-- begin RECORDED INFORMATION --

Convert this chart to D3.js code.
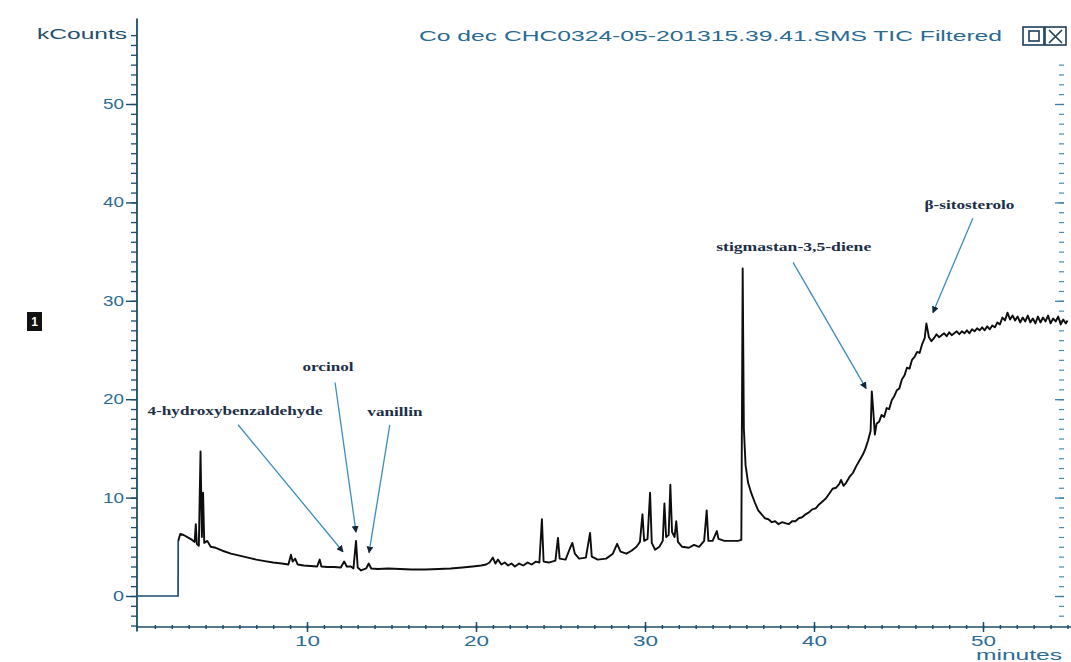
<!DOCTYPE html>
<html>
<head>
<meta charset="utf-8">
<script src="https://cdn.jsdelivr.net/npm/d3@7"></script>
<style>
  body { margin: 0; background: #ffffff; }
  svg { display: block; }
</style>
</head>
<body>
<svg id="chart" width="1071" height="662"></svg>
<script>
// Total ion chromatogram: retention time (minutes) and signal (kCounts)
const minutes = [
  0.0, 2.37, 2.38, 2.5, 2.7, 3.0, 3.2, 3.35, 3.42, 3.48, 3.6, 3.7, 3.78, 3.85, 3.92,
  4.1, 4.3, 4.6, 5.0, 5.5, 6.0, 6.5, 7.0, 7.5, 8.0, 8.5, 8.9, 9.05, 9.15, 9.3, 9.45,
  9.8, 10.2, 10.6, 10.75, 10.85, 11.2, 11.6, 12.0, 12.2, 12.35, 12.6, 12.75, 12.9, 13.0,
  13.2, 13.5, 13.65, 13.8, 14.2, 14.8, 15.5, 16.2, 17.0, 17.8, 18.5, 19.2, 19.8, 20.3,
  20.6, 20.8, 21.0, 21.15, 21.3, 21.5, 21.7, 21.9, 22.1, 22.3, 22.55, 22.8, 23.05, 23.3,
  23.55, 23.75, 23.9, 24.0, 24.3, 24.7,
  24.85, 24.95, 25.3, 25.55, 25.7, 25.85, 26.1, 26.5, 26.75, 26.85, 27.2, 27.7, 28.1,
  28.35, 28.55, 28.9, 29.2, 29.5, 29.7, 29.85, 29.95, 30.15, 30.3, 30.4, 30.6, 30.85,
  31.05, 31.15, 31.25, 31.4, 31.5, 31.6, 31.75, 31.85, 31.95, 32.2, 32.6, 32.9, 33.2,
  33.5, 33.65, 33.75, 34.0, 34.25, 34.35, 34.7, 35.1, 35.5, 35.7, 35.78, 35.85, 35.95,
  36.1, 36.3, 36.5, 36.7, 36.9, 37.1, 37.3, 37.5, 37.7, 37.9, 38.1, 38.3, 38.5, 38.7,
  38.9, 39.1, 39.3, 39.5, 39.7, 39.9, 40.1, 40.3, 40.5, 40.7, 40.9, 41.1, 41.3, 41.5,
  41.6, 41.75, 41.9, 42.1, 42.3, 42.5, 42.7, 42.9, 43.05, 43.2, 43.35, 43.42, 43.5, 43.6,
  43.7, 43.85, 44.0, 44.15, 44.3, 44.45, 44.6, 44.75, 44.9, 45.05, 45.2, 45.35, 45.5,
  45.65, 45.8, 45.95, 46.1, 46.25, 46.4, 46.55, 46.65, 46.8, 46.95, 47.1, 47.25, 47.4,
  47.55, 47.7, 47.85, 48.0, 48.15, 48.3, 48.45, 48.6, 48.75, 48.9, 49.05, 49.2, 49.35,
  49.5, 49.65, 49.8, 49.95, 50.1, 50.25, 50.4, 50.55, 50.7, 50.85, 51.0, 51.15, 51.3,
  51.45, 51.6, 51.75, 51.9, 52.05, 52.2, 52.35, 52.5, 52.65, 52.8, 52.95, 53.1, 53.25,
  53.4, 53.55, 53.7, 53.85, 54.0, 54.15, 54.3, 54.45, 54.6, 54.75, 54.9, 55.0
];
const kcounts = [
  0.0, 0.0, 5.6, 6.3, 6.2, 5.9, 5.7, 5.5, 7.3, 5.3, 5.1, 14.7, 6.0, 10.5, 5.4,
  5.6, 5.0, 4.9, 4.6, 4.3, 4.1, 3.9, 3.7, 3.55, 3.4, 3.3, 3.2, 4.2, 3.5, 3.8, 3.2,
  3.1, 3.05, 3.0, 3.7, 3.0, 2.95, 2.95, 2.9, 3.5, 3.0, 3.0, 2.8, 5.6, 2.9,
  2.6, 2.8, 3.3, 2.8, 2.75, 2.8, 2.75, 2.7, 2.7, 2.75, 2.8, 2.9, 3.0, 3.1,
  3.2, 3.4, 3.9, 3.3, 3.7, 3.2, 3.4, 3.1, 3.3, 3.0, 3.3, 3.1, 3.4, 3.2,
  3.5, 3.4, 7.8, 3.5, 3.4, 3.6,
  5.9, 3.8, 3.7, 4.8, 5.4, 4.3, 3.8, 3.9, 6.4, 4.0, 3.7, 3.8, 4.3,
  5.3, 4.5, 4.3, 4.6, 5.0, 5.5, 8.3, 5.6, 5.8, 10.5, 5.4, 4.7, 5.0,
  5.6, 9.4, 6.0, 6.2, 11.3, 6.5, 6.0, 7.6, 5.5, 5.0, 4.9, 5.2, 5.0,
  5.6, 8.7, 5.6, 5.6, 6.6, 5.8, 5.6, 5.6, 5.6, 5.7, 33.3, 17.0, 13.3,
  11.5, 10.4, 9.5, 8.7, 8.3, 7.9, 7.8, 7.5, 7.6, 7.3, 7.5, 7.4, 7.3, 7.6,
  7.6, 7.9, 8.0, 8.3, 8.5, 8.8, 8.9, 9.3, 9.6, 9.9, 10.4, 10.9, 11.0, 11.4,
  11.8, 11.2, 11.5, 12.1, 12.5, 13.2, 13.8, 14.4, 15.0, 15.8, 16.8, 20.8, 19.0, 16.4,
  17.5, 17.7, 18.4, 18.2, 19.1, 19.0, 19.9, 20.3, 20.9, 21.1, 22.0, 22.4, 23.2,
  23.1, 24.0, 24.3, 24.8, 24.7, 25.6, 26.2, 27.7, 26.3, 25.9, 26.2, 26.6, 26.3,
  26.5, 26.7, 26.4, 26.8, 26.5, 26.7, 26.9, 26.6, 26.9, 26.7, 27.0, 26.7, 27.1,
  26.9, 27.2, 27.0, 27.3, 27.0, 27.4, 27.1, 27.5, 27.3, 27.8, 27.6, 28.3, 28.0,
  28.8, 28.1, 28.5, 28.0, 28.4, 27.8, 28.3, 27.9, 28.5, 27.8, 28.2, 27.7, 28.4,
  27.8, 28.3, 27.9, 28.5, 27.7, 28.2, 27.9, 28.4, 27.6, 28.1, 27.7, 28.0
];

// Axis tick labels
const yTickValues = [0, 10, 20, 30, 40, 50];
const xTickValues = [10, 20, 30, 40, 50];

// Identified compounds: marker point and label anchor, in minutes / kCounts
const peakNames   = ["4-hydroxybenzaldehyde", "orcinol", "vanillin", "stigmastan-3,5-diene", "β-sitosterolo"];
const peakTimes   = [12.13, 12.9, 13.67, 43.08, 47.04];
const peakLevels  = [4.5, 6.5, 4.4, 21.1, 28.8];
const labelTimes  = [5.74, 11.24, 15.2, 38.8, 49.2];
const labelLevels = [18.8, 23.3, 18.7, 35.5, 39.7];
const leaderTimes  = [5.92, 11.66, 14.9, 38.76, 49.4];
const leaderLevels = [17.4, 21.7, 17.4, 33.9, 38.4];
const labelWidths = [175, 51, 55, 155, 90];

const svg = d3.select("#chart");
const axisColor = "#1c4c6b";
const textColor = "#2c6b94";

const x = d3.scaleLinear().domain([0, 55]).range([138, 1067.5]);
const y = d3.scaleLinear().domain([0, 50]).range([596, 104]);

// ---- Y axis (left) ----
const yMinor = d3.range(-3, 58);
const gyMinor = svg.append("g").attr("transform", "translate(137,0)")
  .call(d3.axisLeft(y).tickValues(yMinor).tickSize(6).tickFormat(""));
gyMinor.select(".domain").remove();
gyMinor.selectAll("line").attr("stroke", axisColor).attr("stroke-width", 1.3);

const gyMajor = svg.append("g").attr("transform", "translate(137,0)")
  .call(d3.axisLeft(y).tickValues(yTickValues).tickSize(11).tickPadding(2).tickFormat(d3.format("d")));
gyMajor.select(".domain").remove();
gyMajor.selectAll("line").attr("stroke", axisColor).attr("stroke-width", 1.4);
gyMajor.selectAll("text")
  .attr("fill", textColor)
  .style("font-family", "'Liberation Sans', Arial, sans-serif")
  .style("font-size", "14px")
  .attr("textLength", d => d === 0 ? 11 : 21)
  .attr("lengthAdjust", "spacingAndGlyphs");

svg.append("line")
  .attr("x1", 137).attr("x2", 137)
  .attr("y1", y(58.7)).attr("y2", y(-3.6))
  .attr("stroke", axisColor).attr("stroke-width", 1.8);

// ---- Right-hand tick column ----
const gyRight = svg.append("g").attr("transform", "translate(1064,0)")
  .call(d3.axisLeft(y).tickValues(d3.range(-2, 55)).tickSize(5).tickFormat(""));
gyRight.select(".domain").remove();
gyRight.selectAll("line").attr("stroke", "#4a8ab3").attr("stroke-width", 1.2);
const gyRightMajor = svg.append("g").attr("transform", "translate(1064,0)")
  .call(d3.axisLeft(y).tickValues(yTickValues).tickSize(9).tickFormat(""));
gyRightMajor.select(".domain").remove();
gyRightMajor.selectAll("line").attr("stroke", "#3d7fa8").attr("stroke-width", 1.3);

// ---- X axis ----
const xAxisY = 627;
svg.append("line")
  .attr("x1", 137).attr("x2", 1071)
  .attr("y1", xAxisY).attr("y2", xAxisY)
  .attr("stroke", axisColor).attr("stroke-width", 1.6);

const gxMinor = svg.append("g").attr("transform", `translate(0,${xAxisY - 2})`)
  .call(d3.axisBottom(x).tickValues(d3.range(1, 56)).tickSize(4).tickFormat(""));
gxMinor.select(".domain").remove();
gxMinor.selectAll("line").attr("stroke", axisColor).attr("stroke-width", 1.5);

const gxMajor = svg.append("g").attr("transform", `translate(0,${xAxisY - 5})`)
  .call(d3.axisBottom(x).tickValues(xTickValues).tickSize(10).tickPadding(3).tickFormat(d3.format("d")));
gxMajor.select(".domain").remove();
gxMajor.selectAll("line").attr("stroke", axisColor).attr("stroke-width", 1.5);
gxMajor.selectAll("text")
  .attr("fill", textColor)
  .style("font-family", "'Liberation Sans', Arial, sans-serif")
  .style("font-size", "15px")
  .attr("textLength", 25)
  .attr("lengthAdjust", "spacingAndGlyphs");

// ---- Axis titles and header ----
svg.append("text")
  .attr("x", 37).attr("y", 39)
  .attr("fill", "#1f4f6e")
  .style("font-family", "'Liberation Sans', Arial, sans-serif")
  .style("font-size", "14px")
  .attr("textLength", 90).attr("lengthAdjust", "spacingAndGlyphs")
  .text("kCounts");

svg.append("text")
  .attr("x", 976).attr("y", 660)
  .attr("fill", textColor)
  .style("font-family", "'Liberation Sans', Arial, sans-serif")
  .style("font-size", "14px")
  .attr("textLength", 86).attr("lengthAdjust", "spacingAndGlyphs")
  .text("minutes");

svg.append("text")
  .attr("x", 419).attr("y", 41)
  .attr("fill", "#2a6a93")
  .style("font-family", "'Liberation Sans', Arial, sans-serif")
  .style("font-size", "14px")
  .attr("textLength", 583).attr("lengthAdjust", "spacingAndGlyphs")
  .text("Co dec CHC0324-05-201315.39.41.SMS TIC Filtered");

// window buttons at the header's right end
const btn = svg.append("g").attr("stroke", "#1d3f58").attr("fill", "none").attr("stroke-width", 1.6);
btn.append("rect").attr("x", 1023).attr("y", 27).attr("width", 21).attr("height", 18);
btn.append("rect").attr("x", 1029).attr("y", 31).attr("width", 10).attr("height", 10);
btn.append("rect").attr("x", 1045).attr("y", 27).attr("width", 21).attr("height", 18);
btn.append("path").attr("d", "M1049,30 L1062,43 M1062,30 L1049,43");

// trace number badge
svg.append("rect").attr("x", 27).attr("y", 312).attr("width", 15).attr("height", 19).attr("fill", "#111");
svg.append("text")
  .attr("x", 34.5).attr("y", 326)
  .attr("text-anchor", "middle")
  .attr("fill", "#fff")
  .style("font-family", "'Liberation Sans', Arial, sans-serif")
  .style("font-size", "12px").style("font-weight", "bold")
  .text("1");

// ---- Chromatogram trace ----
const trace = minutes.map((t, i) => [t, kcounts[i]]);
const line = d3.line().x(d => x(d[0])).y(d => y(d[1]));
// flat pre-run segment and the step up to the first reading
svg.append("path")
  .datum(trace.slice(0, 3))
  .attr("fill", "none")
  .attr("stroke", "#1c4c6b")
  .attr("stroke-width", 1.7)
  .attr("d", line);
svg.append("path")
  .datum(trace.slice(2))
  .attr("fill", "none")
  .attr("stroke", "#0d0d0d")
  .attr("stroke-width", 1.9)
  .attr("stroke-linejoin", "round")
  .attr("d", line);

// ---- Compound annotations ----
svg.append("defs").append("marker")
  .attr("id", "tip")
  .attr("viewBox", "0 -4 8 8")
  .attr("refX", 7).attr("refY", 0)
  .attr("markerWidth", 7).attr("markerHeight", 7)
  .attr("markerUnits", "userSpaceOnUse")
  .attr("orient", "auto")
  .append("path").attr("d", "M0,-4L8,0L0,4Z").attr("fill", "#10263c");

peakNames.forEach((name, i) => {
  svg.append("line")
    .attr("x1", x(leaderTimes[i])).attr("y1", y(leaderLevels[i]))
    .attr("x2", x(peakTimes[i])).attr("y2", y(peakLevels[i]))
    .attr("stroke", "#3b8dbc").attr("stroke-width", 1.3)
    .attr("marker-end", "url(#tip)");
  svg.append("text")
    .attr("x", x(labelTimes[i])).attr("y", y(labelLevels[i]) + 4)
    .attr("text-anchor", "middle")
    .attr("fill", "#1c2f47")
    .style("font-family", "'Liberation Serif', 'Times New Roman', serif")
    .style("font-size", "12px").style("font-weight", "bold")
    .attr("textLength", labelWidths[i]).attr("lengthAdjust", "spacingAndGlyphs")
    .text(name);
});
</script>
</body>
</html>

-- end RECORDED INFORMATION --

THE EXERCISE » Extract, from the listing above, every line where the string "chart" occurs.

RESPONSE TO THE TASK »
Convert this chart to D3.js code.
<svg id="chart" width="1071" height="662"></svg>
const svg = d3.select("#chart");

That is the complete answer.